** BEGIN **

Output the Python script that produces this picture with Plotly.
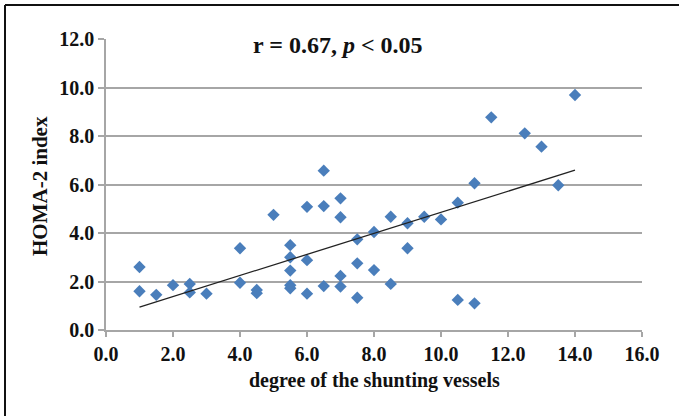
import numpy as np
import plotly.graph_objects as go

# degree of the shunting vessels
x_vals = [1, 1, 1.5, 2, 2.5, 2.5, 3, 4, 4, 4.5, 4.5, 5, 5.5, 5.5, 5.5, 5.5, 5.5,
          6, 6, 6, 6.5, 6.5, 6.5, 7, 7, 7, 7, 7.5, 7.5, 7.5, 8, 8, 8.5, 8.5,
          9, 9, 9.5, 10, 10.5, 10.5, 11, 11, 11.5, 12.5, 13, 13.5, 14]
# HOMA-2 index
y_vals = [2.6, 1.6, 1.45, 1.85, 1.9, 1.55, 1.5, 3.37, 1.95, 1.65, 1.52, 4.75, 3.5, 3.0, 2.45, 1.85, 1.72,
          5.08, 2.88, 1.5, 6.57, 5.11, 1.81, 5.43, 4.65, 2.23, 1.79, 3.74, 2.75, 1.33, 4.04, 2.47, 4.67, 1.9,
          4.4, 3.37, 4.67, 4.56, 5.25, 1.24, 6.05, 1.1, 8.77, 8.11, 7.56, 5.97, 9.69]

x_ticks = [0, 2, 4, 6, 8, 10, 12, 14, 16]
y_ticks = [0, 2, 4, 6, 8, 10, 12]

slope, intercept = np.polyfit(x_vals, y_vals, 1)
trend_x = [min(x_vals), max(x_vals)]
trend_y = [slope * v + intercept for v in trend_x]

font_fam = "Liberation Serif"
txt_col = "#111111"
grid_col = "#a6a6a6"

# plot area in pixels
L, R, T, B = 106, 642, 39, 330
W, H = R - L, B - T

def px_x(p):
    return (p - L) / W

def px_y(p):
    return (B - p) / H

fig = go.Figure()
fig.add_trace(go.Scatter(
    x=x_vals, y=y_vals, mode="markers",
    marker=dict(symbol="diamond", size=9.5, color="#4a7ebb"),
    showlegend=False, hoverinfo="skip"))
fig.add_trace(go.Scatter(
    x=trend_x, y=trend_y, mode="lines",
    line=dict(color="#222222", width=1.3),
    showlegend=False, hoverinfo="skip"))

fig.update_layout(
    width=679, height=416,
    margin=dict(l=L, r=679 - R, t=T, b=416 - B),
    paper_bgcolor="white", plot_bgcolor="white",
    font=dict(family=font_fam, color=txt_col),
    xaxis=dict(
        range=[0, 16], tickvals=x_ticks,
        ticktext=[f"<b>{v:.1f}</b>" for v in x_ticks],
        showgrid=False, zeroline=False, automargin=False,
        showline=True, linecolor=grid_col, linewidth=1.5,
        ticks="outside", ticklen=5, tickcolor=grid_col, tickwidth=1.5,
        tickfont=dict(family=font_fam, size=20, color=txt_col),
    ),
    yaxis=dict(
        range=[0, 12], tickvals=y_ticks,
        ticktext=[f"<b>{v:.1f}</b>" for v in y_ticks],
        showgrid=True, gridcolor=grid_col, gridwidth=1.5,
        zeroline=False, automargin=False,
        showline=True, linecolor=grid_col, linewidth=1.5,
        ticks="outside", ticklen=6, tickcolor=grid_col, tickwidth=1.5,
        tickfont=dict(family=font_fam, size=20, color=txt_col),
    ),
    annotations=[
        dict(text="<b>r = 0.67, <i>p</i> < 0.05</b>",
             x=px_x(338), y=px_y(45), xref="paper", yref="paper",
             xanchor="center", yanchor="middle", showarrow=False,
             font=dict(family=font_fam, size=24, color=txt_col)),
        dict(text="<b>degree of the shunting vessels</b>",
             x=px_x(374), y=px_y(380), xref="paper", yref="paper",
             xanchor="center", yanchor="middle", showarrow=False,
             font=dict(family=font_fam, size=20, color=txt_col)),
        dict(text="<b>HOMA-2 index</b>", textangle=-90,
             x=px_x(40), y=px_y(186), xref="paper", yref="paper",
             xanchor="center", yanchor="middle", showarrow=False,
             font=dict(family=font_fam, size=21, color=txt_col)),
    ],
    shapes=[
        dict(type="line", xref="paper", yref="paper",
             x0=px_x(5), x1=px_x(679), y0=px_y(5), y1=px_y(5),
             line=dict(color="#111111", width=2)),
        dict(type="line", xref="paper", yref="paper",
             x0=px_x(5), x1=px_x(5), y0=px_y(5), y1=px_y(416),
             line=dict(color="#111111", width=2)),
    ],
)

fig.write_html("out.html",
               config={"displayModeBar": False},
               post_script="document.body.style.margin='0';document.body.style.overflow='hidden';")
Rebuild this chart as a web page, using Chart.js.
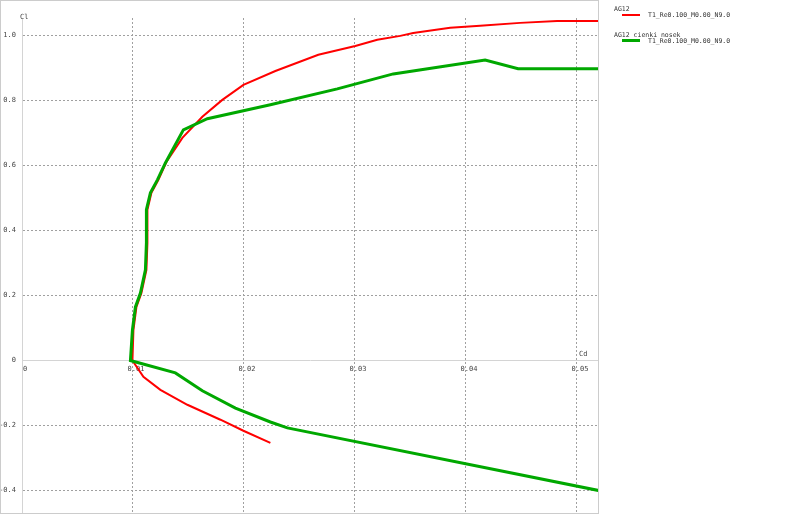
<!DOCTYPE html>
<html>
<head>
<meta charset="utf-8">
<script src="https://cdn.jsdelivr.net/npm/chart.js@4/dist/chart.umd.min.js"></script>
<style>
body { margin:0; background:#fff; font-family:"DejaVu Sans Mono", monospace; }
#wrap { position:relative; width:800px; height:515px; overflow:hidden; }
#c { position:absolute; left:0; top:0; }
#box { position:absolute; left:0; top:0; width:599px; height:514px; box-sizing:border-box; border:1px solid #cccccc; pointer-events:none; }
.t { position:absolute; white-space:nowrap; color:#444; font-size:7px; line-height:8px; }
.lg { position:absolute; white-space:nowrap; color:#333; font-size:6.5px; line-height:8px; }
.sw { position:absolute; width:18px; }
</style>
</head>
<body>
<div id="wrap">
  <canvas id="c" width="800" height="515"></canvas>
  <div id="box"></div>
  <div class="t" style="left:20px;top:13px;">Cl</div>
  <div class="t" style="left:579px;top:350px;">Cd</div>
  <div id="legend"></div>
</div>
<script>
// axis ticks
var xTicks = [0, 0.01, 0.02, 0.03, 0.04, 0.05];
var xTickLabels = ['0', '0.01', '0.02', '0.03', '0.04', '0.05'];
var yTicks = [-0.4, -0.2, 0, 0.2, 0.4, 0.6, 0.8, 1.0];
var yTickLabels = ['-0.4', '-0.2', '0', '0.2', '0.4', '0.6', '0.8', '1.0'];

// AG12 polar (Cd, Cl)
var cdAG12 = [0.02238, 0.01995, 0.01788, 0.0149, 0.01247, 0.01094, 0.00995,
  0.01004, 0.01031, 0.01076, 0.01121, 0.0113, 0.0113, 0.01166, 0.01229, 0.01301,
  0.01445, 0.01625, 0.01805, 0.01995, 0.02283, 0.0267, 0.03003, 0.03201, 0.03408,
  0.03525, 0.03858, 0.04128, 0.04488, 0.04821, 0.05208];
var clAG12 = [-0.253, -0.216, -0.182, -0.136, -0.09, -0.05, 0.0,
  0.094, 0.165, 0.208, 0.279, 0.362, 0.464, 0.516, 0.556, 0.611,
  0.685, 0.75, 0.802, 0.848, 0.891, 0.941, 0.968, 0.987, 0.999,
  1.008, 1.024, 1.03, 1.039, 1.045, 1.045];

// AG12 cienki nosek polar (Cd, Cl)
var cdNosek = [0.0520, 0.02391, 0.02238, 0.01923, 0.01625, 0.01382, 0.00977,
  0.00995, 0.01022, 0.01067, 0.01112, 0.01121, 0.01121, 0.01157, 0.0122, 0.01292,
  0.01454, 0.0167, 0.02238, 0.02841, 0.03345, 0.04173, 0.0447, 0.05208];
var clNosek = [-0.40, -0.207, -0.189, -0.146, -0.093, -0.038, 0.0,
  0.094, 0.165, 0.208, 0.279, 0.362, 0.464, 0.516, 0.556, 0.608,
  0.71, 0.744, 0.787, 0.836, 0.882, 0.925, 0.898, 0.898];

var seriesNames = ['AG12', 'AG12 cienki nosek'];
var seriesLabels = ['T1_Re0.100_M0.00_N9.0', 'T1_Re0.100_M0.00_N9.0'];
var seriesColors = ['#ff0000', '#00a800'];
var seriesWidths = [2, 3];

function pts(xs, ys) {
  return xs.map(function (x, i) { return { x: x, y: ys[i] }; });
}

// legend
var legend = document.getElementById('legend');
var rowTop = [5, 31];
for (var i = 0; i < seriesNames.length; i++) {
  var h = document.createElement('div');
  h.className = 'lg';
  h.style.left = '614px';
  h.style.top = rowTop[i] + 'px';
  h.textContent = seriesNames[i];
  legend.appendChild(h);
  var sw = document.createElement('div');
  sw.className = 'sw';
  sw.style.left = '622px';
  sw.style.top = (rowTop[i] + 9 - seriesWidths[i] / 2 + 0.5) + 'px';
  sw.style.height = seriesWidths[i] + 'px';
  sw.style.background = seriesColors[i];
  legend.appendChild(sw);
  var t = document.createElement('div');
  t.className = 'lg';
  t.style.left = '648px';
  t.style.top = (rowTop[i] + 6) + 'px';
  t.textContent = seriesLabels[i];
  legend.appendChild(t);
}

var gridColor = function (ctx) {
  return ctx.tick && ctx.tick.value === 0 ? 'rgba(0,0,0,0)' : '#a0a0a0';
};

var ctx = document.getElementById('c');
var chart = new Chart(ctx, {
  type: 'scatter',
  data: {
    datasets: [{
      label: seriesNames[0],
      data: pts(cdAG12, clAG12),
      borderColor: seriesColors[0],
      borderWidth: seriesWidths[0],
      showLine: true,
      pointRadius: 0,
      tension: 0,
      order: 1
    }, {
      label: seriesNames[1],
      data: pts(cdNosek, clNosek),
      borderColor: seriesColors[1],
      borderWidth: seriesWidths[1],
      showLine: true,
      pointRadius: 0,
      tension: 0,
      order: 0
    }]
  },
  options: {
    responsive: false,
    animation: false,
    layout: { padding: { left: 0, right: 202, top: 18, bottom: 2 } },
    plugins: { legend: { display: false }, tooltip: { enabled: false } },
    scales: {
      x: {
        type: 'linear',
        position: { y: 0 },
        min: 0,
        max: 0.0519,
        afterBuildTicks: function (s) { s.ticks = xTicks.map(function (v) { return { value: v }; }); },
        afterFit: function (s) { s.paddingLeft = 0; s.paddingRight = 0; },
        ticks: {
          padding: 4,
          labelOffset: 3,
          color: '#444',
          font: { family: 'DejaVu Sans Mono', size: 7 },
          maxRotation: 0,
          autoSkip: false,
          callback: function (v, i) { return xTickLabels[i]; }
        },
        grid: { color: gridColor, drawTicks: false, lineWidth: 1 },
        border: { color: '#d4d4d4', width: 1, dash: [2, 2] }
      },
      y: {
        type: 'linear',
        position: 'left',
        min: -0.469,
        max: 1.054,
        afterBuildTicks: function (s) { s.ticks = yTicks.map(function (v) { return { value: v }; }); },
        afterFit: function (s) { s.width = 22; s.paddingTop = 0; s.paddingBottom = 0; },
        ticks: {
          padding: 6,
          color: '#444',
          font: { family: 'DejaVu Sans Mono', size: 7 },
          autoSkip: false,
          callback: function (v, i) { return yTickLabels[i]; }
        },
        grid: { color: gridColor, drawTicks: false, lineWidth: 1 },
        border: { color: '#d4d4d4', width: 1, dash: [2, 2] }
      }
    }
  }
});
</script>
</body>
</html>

** END **

### Task objective
Return only the lines from the start of the data through the line that contains "import plotly.graph_objects as go", please, copying them exactly and omitting all pictures.

### Answer to this exercise
Output the Python script that produces this picture with Plotly.
import numpy as np
import plotly.graph_objects as go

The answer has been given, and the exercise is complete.